**Description of the task**. Identify each line holding the string "with" and copy it.

begin Raw records

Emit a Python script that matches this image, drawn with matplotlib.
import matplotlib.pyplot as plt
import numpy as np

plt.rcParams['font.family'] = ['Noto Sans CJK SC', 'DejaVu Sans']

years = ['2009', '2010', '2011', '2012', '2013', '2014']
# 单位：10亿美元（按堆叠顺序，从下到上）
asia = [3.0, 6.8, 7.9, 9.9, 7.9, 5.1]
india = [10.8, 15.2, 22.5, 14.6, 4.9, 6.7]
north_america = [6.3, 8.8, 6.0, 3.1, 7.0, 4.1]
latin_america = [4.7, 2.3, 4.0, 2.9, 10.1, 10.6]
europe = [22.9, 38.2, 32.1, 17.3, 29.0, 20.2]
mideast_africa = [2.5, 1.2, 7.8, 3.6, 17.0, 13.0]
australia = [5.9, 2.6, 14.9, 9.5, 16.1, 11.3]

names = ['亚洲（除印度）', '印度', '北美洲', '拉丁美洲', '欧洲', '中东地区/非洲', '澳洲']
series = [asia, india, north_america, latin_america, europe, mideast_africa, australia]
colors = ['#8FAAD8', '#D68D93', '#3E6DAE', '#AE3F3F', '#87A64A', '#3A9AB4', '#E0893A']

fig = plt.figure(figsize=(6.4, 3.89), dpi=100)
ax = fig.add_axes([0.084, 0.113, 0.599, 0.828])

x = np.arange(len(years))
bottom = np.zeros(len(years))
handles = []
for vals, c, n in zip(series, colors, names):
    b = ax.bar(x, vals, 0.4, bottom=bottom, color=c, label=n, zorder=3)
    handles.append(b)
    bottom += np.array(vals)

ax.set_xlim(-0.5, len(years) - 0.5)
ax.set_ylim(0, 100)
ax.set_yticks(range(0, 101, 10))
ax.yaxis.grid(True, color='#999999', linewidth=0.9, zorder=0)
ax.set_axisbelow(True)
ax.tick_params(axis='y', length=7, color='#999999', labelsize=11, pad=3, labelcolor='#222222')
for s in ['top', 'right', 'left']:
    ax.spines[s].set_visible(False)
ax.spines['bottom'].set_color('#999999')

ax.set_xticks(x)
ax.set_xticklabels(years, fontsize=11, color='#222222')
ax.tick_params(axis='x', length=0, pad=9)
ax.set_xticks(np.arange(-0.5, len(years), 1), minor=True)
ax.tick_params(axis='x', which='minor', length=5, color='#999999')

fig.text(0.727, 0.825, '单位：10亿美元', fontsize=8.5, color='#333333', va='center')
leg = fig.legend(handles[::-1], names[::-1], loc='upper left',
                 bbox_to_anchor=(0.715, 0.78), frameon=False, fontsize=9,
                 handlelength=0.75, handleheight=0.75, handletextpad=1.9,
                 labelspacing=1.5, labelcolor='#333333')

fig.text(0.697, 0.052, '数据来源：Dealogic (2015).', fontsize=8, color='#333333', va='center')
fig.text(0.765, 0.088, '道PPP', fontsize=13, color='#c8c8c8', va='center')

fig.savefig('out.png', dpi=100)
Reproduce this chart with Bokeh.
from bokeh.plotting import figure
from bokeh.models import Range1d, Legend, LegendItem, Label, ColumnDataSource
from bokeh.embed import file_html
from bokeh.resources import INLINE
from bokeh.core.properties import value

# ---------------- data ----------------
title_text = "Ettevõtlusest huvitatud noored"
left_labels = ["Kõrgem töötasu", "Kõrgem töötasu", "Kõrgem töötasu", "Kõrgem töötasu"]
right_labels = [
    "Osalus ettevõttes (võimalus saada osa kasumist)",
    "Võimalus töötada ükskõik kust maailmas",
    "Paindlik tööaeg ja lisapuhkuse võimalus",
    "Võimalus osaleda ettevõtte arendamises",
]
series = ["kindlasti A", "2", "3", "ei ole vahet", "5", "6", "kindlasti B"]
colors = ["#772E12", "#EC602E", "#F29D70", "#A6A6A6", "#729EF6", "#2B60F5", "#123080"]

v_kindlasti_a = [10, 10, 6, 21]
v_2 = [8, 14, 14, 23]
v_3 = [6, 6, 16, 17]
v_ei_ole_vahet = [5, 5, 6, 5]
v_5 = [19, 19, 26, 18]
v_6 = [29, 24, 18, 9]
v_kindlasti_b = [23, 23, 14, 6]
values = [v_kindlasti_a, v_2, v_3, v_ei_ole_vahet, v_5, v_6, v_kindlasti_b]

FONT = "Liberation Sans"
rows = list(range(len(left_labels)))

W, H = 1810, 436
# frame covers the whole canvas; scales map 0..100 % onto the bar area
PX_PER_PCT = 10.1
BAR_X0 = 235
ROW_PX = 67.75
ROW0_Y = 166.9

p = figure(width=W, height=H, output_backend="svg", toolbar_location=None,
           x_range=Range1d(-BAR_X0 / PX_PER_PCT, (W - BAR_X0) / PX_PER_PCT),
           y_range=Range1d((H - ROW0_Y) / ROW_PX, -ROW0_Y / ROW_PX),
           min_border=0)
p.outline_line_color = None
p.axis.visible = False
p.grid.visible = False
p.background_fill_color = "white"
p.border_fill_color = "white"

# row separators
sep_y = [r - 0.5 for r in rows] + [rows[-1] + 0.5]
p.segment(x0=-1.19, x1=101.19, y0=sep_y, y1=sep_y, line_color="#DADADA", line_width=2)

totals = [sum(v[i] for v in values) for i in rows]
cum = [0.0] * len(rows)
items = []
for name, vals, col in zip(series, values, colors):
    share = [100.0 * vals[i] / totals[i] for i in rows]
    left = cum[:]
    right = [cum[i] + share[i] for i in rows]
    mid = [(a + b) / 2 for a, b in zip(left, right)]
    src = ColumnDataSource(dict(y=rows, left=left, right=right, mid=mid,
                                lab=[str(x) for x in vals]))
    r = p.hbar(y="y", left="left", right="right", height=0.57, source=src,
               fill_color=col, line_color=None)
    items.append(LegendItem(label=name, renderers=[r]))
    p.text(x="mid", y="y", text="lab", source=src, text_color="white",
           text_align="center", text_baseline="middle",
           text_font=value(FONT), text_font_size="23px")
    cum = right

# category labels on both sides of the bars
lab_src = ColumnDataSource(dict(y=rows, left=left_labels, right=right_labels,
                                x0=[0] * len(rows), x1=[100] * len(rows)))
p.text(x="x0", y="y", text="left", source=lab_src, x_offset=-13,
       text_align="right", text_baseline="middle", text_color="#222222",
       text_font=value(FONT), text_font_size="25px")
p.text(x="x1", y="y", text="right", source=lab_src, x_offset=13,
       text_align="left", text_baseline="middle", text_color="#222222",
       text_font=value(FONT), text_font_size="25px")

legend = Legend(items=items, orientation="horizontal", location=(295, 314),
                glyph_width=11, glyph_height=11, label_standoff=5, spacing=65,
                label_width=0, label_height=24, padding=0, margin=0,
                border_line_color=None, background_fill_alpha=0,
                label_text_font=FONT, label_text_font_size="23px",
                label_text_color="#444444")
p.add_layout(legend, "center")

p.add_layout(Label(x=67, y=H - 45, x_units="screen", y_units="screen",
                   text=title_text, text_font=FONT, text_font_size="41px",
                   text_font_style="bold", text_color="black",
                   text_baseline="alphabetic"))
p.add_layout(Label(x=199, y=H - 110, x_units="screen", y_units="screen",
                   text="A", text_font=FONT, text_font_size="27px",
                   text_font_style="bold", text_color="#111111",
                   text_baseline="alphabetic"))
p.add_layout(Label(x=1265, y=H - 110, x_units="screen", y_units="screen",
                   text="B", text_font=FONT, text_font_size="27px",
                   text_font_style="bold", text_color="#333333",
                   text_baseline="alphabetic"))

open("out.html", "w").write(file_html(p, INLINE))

end Raw records
begin Raw records

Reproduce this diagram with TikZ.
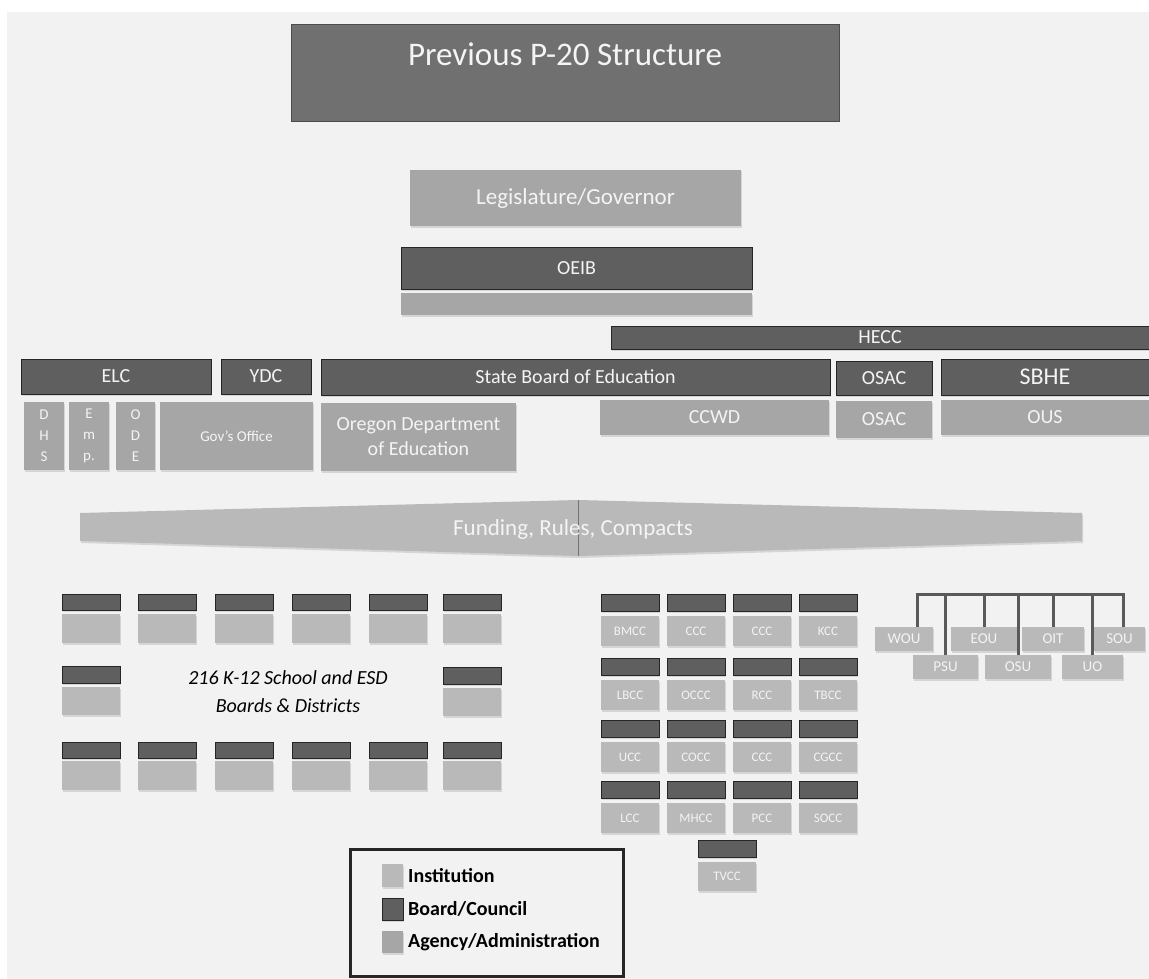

end Raw records
begin Raw records

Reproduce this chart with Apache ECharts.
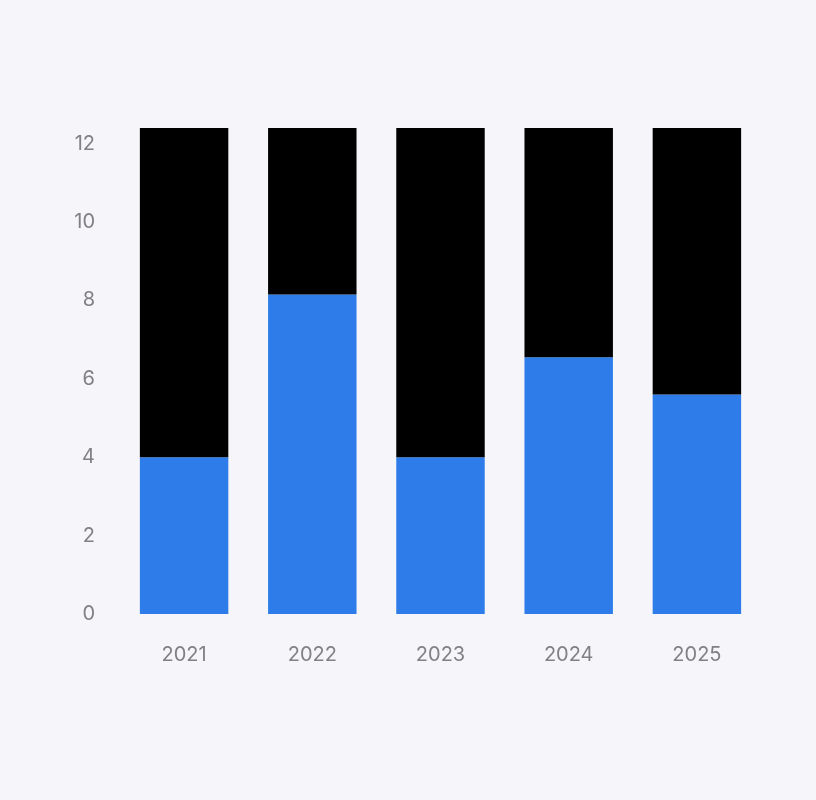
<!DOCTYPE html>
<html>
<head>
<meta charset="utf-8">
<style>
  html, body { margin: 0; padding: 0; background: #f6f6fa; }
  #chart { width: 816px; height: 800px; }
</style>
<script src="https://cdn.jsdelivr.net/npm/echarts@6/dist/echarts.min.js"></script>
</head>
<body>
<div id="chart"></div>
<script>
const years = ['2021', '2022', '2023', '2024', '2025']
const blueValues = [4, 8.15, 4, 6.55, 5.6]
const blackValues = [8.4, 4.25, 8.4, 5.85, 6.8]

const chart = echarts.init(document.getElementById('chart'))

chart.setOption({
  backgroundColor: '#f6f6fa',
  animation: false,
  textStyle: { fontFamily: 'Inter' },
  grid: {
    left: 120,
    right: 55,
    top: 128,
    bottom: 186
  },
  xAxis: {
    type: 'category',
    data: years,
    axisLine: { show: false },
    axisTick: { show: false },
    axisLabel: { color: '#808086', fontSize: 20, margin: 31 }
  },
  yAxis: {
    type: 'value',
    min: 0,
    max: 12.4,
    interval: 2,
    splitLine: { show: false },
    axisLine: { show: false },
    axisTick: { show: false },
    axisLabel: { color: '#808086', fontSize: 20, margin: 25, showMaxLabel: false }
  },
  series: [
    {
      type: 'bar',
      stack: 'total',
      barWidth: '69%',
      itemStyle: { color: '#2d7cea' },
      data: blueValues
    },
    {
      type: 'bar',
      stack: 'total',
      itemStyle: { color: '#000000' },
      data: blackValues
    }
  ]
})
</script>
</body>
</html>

end Raw records

**Reply**.
Emit a Python script that matches this image, drawn with matplotlib.
Reproduce this chart with Bokeh.
Reproduce this diagram with TikZ.
Reproduce this chart with Apache ECharts.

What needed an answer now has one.